We’ve had some fantastic support, encouragement and assistance from Politicians from Labour, The Green Party and Liberal Democrats which we are incredibly grateful for, but Let Clothes Be Clothes is an unbiased, non-partisan group and we hope to work with all parties from across the political spectrum (well, almost..)

We value




Happy childhood

The change one person can make

One thought on “Our code of conduct

  1. I sent this about 4 weeks ago. –
    Dear Tu,

    I was just looking for some bibs as a present for a friend’s baby.

    I am a teacher and have also worked as a researcher into gender issues.

    According to your bibs, why are boys going to be “big and strong” and girls are going to be “very nice”?

    I am aware that these babies are not going to be able to read these slogans but what is the message that these words giving the adults and children around them?

    I have also looked at your range of t-shirts and want to know why boys are “awesome” and “mummy’s little monster” but girls are “cute and cuddly”?

    Why do girls do baking and have glitter and boys ride on skateboards and love dinosaurs?
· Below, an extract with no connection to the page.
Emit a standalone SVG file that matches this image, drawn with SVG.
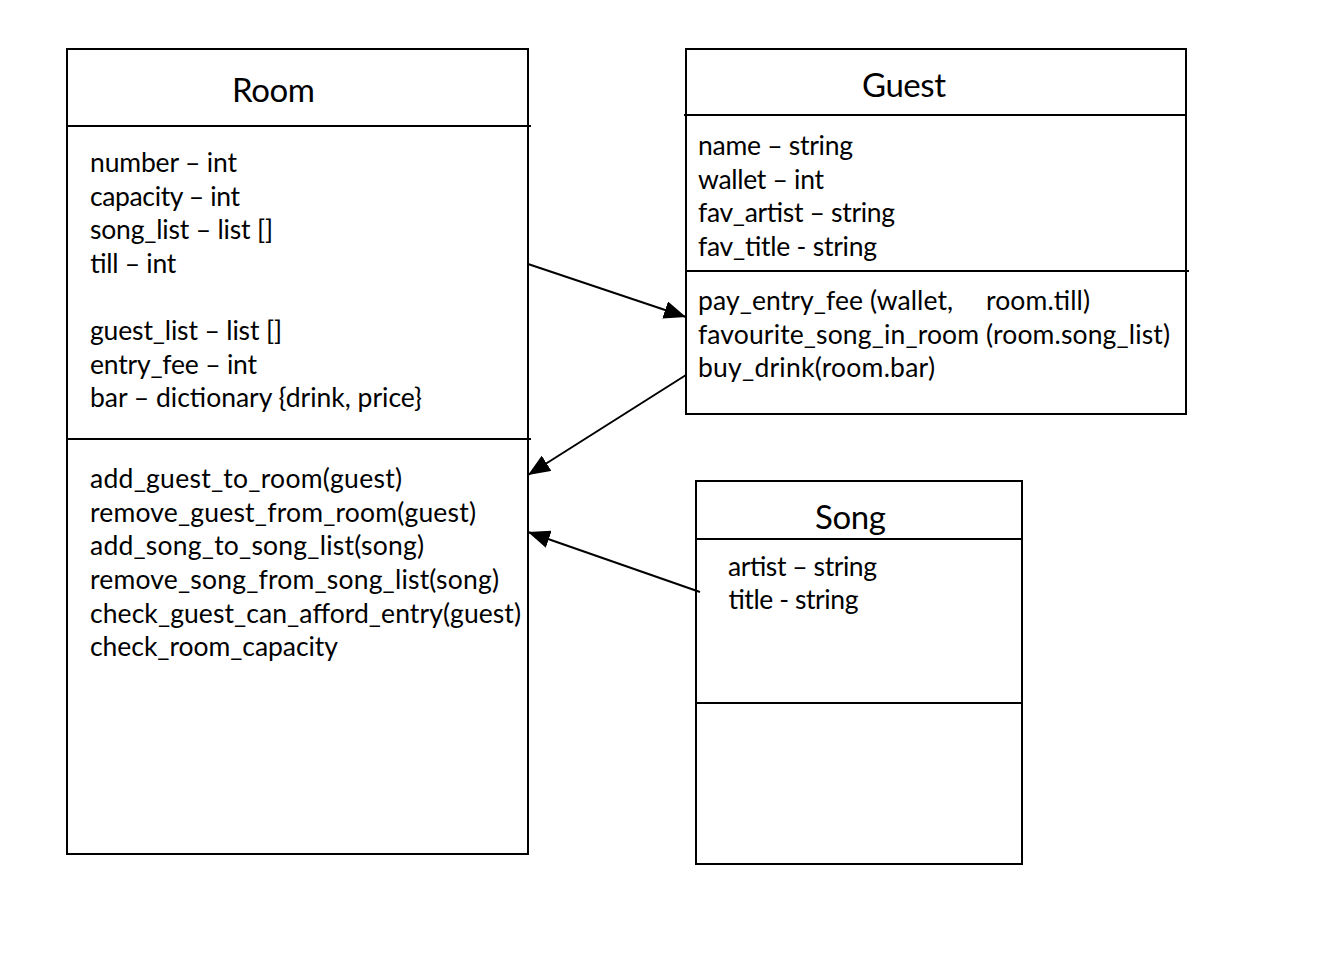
<svg xmlns="http://www.w3.org/2000/svg" width="1337" height="965" viewBox="0 0 1337 965">
<style>
.box{fill:#fff;stroke:#000;stroke-width:2}
.div{stroke:#000;stroke-width:2}
.t{font-family:Lato,"Open Sans","Liberation Sans",sans-serif;font-size:26.5px;fill:#000}
.h{font-family:Lato,"Open Sans","Liberation Sans",sans-serif;font-size:33px;fill:#000}
.c{stroke:#000;stroke-width:2;fill:none;marker-end:url(#ah)}
</style>
<defs>
<marker id="ah" markerUnits="userSpaceOnUse" markerWidth="22" markerHeight="18" viewBox="0 0 22 18" refX="22" refY="9" orient="auto">
<path d="M0,0 L22,9 L0,18 Z" fill="#000"/>
</marker>
</defs>
<rect width="1337" height="965" fill="#fff"/>
<g id="room">
<rect class="box" x="67" y="49" width="461" height="805"/>
<line class="div" x1="67" y1="126" x2="531" y2="126"/>
<line class="div" x1="67" y1="439" x2="531" y2="439"/>
<text class="h" x="232" y="102" textLength="83">Room</text>
<text class="t" x="90" y="172" textLength="147">number – int</text>
<text class="t" x="90" y="206" textLength="150">capacity – int</text>
<text class="t" x="90" y="239" textLength="183">song_list – list []</text>
<text class="t" x="90" y="273" textLength="86">till – int</text>
<text class="t" x="90" y="340" textLength="192">guest_list – list []</text>
<text class="t" x="90" y="374" textLength="167">entry_fee – int</text>
<text class="t" x="90" y="407" textLength="332">bar – dictionary {drink, price}</text>
<text class="t" x="90" y="488" textLength="312">add_guest_to_room(guest)</text>
<text class="t" x="90" y="522" textLength="386">remove_guest_from_room(guest)</text>
<text class="t" x="90" y="555" textLength="334">add_song_to_song_list(song)</text>
<text class="t" x="90" y="589" textLength="409">remove_song_from_song_list(song)</text>
<text class="t" x="90" y="623" textLength="431">check_guest_can_afford_entry(guest)</text>
<text class="t" x="90" y="656" textLength="248">check_room_capacity</text>
</g>
<g id="guest">
<rect class="box" x="686" y="49" width="500" height="365"/>
<line class="div" x1="684" y1="115" x2="1186" y2="115"/>
<line class="div" x1="686" y1="271" x2="1189" y2="271"/>
<text class="h" x="862" y="97" textLength="84">Guest</text>
<text class="t" x="698" y="155" textLength="155">name – string</text>
<text class="t" x="698" y="189" textLength="126">wallet – int</text>
<text class="t" x="698" y="222" textLength="197">fav_artist – string</text>
<text class="t" x="698" y="256" textLength="179">fav_title - string</text>
<text class="t" y="310"><tspan x="698" textLength="255">pay_entry_fee (wallet,</tspan><tspan x="986" textLength="104">room.till)</tspan></text>
<text class="t" x="698" y="344" textLength="472">favourite_song_in_room (room.song_list)</text>
<text class="t" x="698" y="377" textLength="237">buy_drink(room.bar)</text>
</g>
<g id="song">
<rect class="box" x="696" y="481" width="326" height="383"/>
<line class="div" x1="696" y1="539" x2="1022" y2="539"/>
<line class="div" x1="696" y1="703" x2="1022" y2="703"/>
<text class="h" x="815" y="529" textLength="71">Song</text>
<text class="t" x="728" y="576" textLength="149">artist – string</text>
<text class="t" x="728" y="609" textLength="130">title - string</text>
</g>
<g id="connectors">
<line class="c" x1="528" y1="264" x2="686" y2="317"/>
<line class="c" x1="686" y1="375" x2="528" y2="475"/>
<line class="c" x1="700" y1="592" x2="528" y2="532"/>
</g>
</svg>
    I would love to deliver a course to your designers about the effects of gender stereotyping.


    Mari Booker

    I received this today (7.4.2016)
    Hi Mari,

    I am sorry for the delay in our response to you. I am currently chasing up queries that have not yet been responded to, and providing an answer.

    Thank you for your feedback regarding the baby bibs. After speaking to our product team, I can tell you that these bibs were never intended to reinforce stereotypes and we would like to take this opportunity to apologise for any offence caused, as this is certainly not our intent.

    I hope this is satisfactory, and if you have any further queries please do not hesitate to contact me.

    Kind regards,

    Tu Customer Services

    Me –
    No. It’s not satisfactory, but I don’t think they have understood my point of view.